Finance and Investment

Personal Finance This Year: How Everyday Money Habits Are Quietly Changing

If managing money has felt confusing or overwhelming lately, you’re not alone. By 2026, personal finance looks very different from just a few years ago—not because people suddenly became experts, but because money systems themselves have changed.

The biggest shift? Finance is no longer about chasing perfect strategies. It’s about building simple, flexible habits that work in an unpredictable world.

The end of “set it and forget it”

For years, we were told to automate everything—bills, savings, investments—and then stop thinking about it. Automation still matters in 2026, but blind automation doesn’t.

Why? Because:

  • Prices change faster
  • Subscriptions multiply quietly
  • Interest rates fluctuate
  • AI tools adjust recommendations in real time

In 2026, the winning habit is “automate, then review.” People are checking their finances monthly—not obsessively, just intentionally.

A simple example:

  • Automatic savings transfer → good
  • Monthly 15-minute check-in → even better

That short check-in helps you catch rising expenses, unused subscriptions, or savings that could be earning more.

Budgeting without the guilt

Traditional budgets often fail because they feel restrictive. In 2026, budgeting has become more values-based instead of category-based.

Instead of asking:

“How much did I spend on restaurants?”

People ask:

“Did my spending match what I care about?”

That shift changes everything. A values-based budget allows flexibility while still creating boundaries. If travel matters to you, you might cut elsewhere without feeling deprived.

Popular budgeting styles in 2026 include:

  • Weekly spending targets instead of monthly ones
  • “No-surprise” budgets that leave room for fun
  • Cash-flow planning rather than strict line items

Emergency funds are getting a rethink

Old advice said: save 3–6 months of expenses. In 2026, people are more realistic.

Many now aim for:

  • 3 months in cash
  • 3 additional months in “quick access” funds (high-yield savings or money market accounts)

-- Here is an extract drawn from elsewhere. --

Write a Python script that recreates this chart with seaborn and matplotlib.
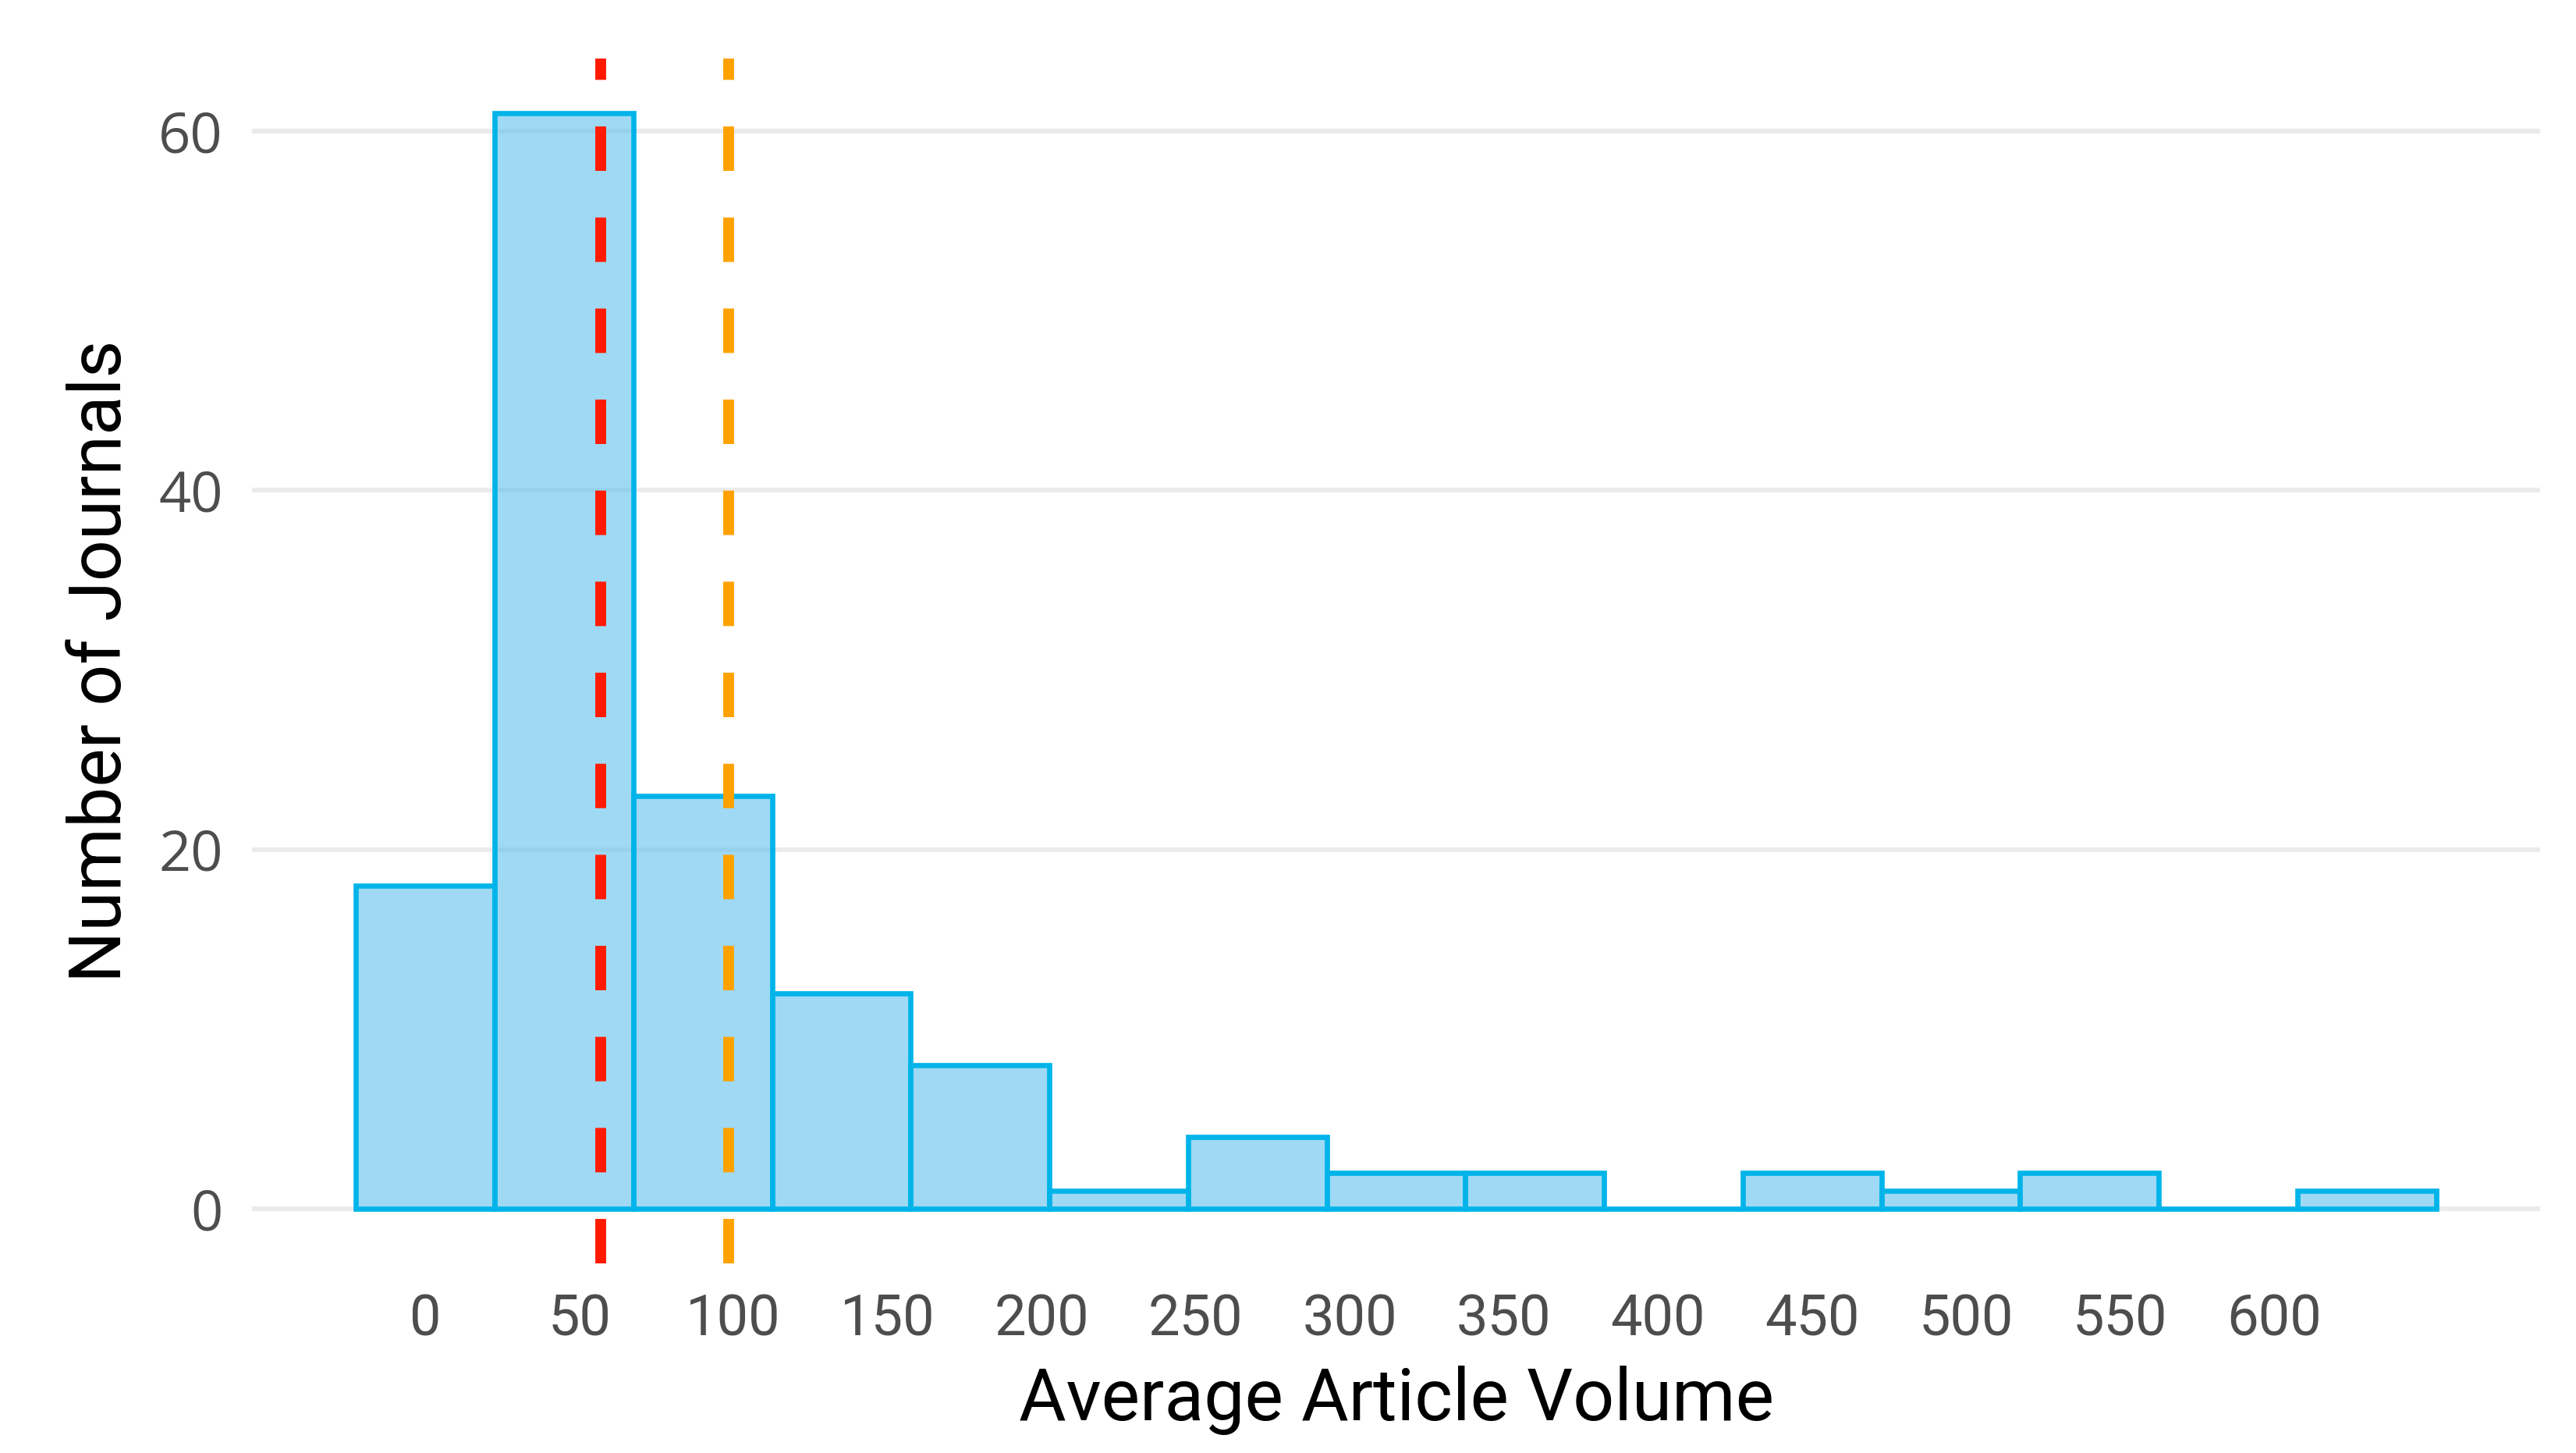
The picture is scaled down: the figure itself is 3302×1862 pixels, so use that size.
import matplotlib
matplotlib.use("Agg")
import matplotlib.pyplot as plt
import seaborn as sns

OUT_PATH = "out.png"

# histogram: bin centres (width 45) and journals per bin
bin_centers = [0, 45, 90, 135, 180, 225, 270, 315, 360, 405, 450, 495, 540, 585, 630]
journal_counts = [18, 61, 23, 12, 8, 1, 4, 2, 2, 0, 2, 1, 2, 0, 1]

x_ticks = [0, 50, 100, 150, 200, 250, 300, 350, 400, 450, 500, 550, 600]
y_ticks = [0, 20, 40, 60]

median_volume = 57.0   # red dashed line
mean_volume = 98.5     # orange dashed line

FILL = (0.376, 0.757, 0.929, 0.6)
EDGE = "#00b4e9"
TICK_GREY = "#4d4d4d"


def main():
    sns.set_theme(style="white")
    plt.rcParams["font.family"] = ["Roboto", "DejaVu Sans"]

    fig = plt.figure(figsize=(16.51, 9.31), dpi=200)
    ax = fig.add_axes([0.0978, 0.1305, 0.8883, 0.8292])

    half = (bin_centers[1] - bin_centers[0]) / 2
    sns.histplot(
        x=bin_centers, weights=journal_counts, bins=len(bin_centers),
        binrange=(bin_centers[0] - half, bin_centers[-1] + half),
        facecolor=FILL, edgecolor=EDGE, linewidth=2.4, ax=ax,
    )

    ax.axvline(median_volume, color="#ff1a00", lw=5, ls=(0, (4.1, 4.3)), zorder=4)
    ax.axvline(mean_volume, color="#ffa200", lw=5, ls=(0, (4.1, 4.3)), zorder=4)

    # ggplot-like expansion (5% on each side)
    lo, hi = bin_centers[0] - half, bin_centers[-1] + half
    pad_x = 0.05 * (hi - lo)
    ax.set_xlim(lo - pad_x, hi + pad_x)
    top = max(journal_counts)
    ax.set_ylim(-0.05 * top, top * 1.05)

    ax.set_xticks(x_ticks)
    ax.set_yticks(y_ticks)
    ax.tick_params(axis="x", length=0, pad=14, labelsize=26, labelcolor=TICK_GREY)
    ax.tick_params(axis="y", length=0, pad=13.3, labelsize=26, labelcolor=TICK_GREY)
    for lab in ax.get_yticklabels():
        lab.set_fontfamily(["Open Sans", "DejaVu Sans"])

    ax.grid(axis="y", color="#ebebeb", lw=2.2)
    ax.grid(axis="x", visible=False)
    ax.set_axisbelow(True)
    for s in ax.spines.values():
        s.set_visible(False)

    ax.set_xlabel("Average Article Volume", fontsize=33.5, color="black", va="baseline")
    ax.set_ylabel("Number of Journals", fontsize=33.5, color="black", va="baseline")
    ax.xaxis.set_label_coords(0.5, -0.1302)
    ax.yaxis.set_label_coords(-0.0571, 0.5)

    fig.savefig(OUT_PATH, dpi=200)
    plt.close(fig)


if __name__ == "__main__":
    main()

Why? Because flexibility matters more than perfection. People want emergency money that’s accessible but not sitting idle forever.

Credit isn’t the enemy—but it’s not the hero either

By 2026, the conversation around credit has matured. It’s no longer:

  • “Never use credit”
    or
  • “Use credit for everything”

Instead, people ask:

  • Is this debt helping future me or hurting future me?

Helpful credit:

  • Education or skill-building
  • Reasonably priced housing
  • Short-term cash-flow smoothing

Harmful credit:

  • Lifestyle inflation
  • High-interest revolving balances
  • Borrowing to avoid uncomfortable decisions

The smartest money move in 2026? Knowing why you’re using credit.

The rise of “money clarity”

More than wealth, people want clarity:

  • Where is my money?
  • What is it doing?
  • What should I adjust next?

That’s why finance apps, dashboards, and even AI assistants are popular—but only when they simplify instead of overwhelm.

If there’s one lesson from 2026 personal finance, it’s this:

You don’t need to be perfect. You need to be aware.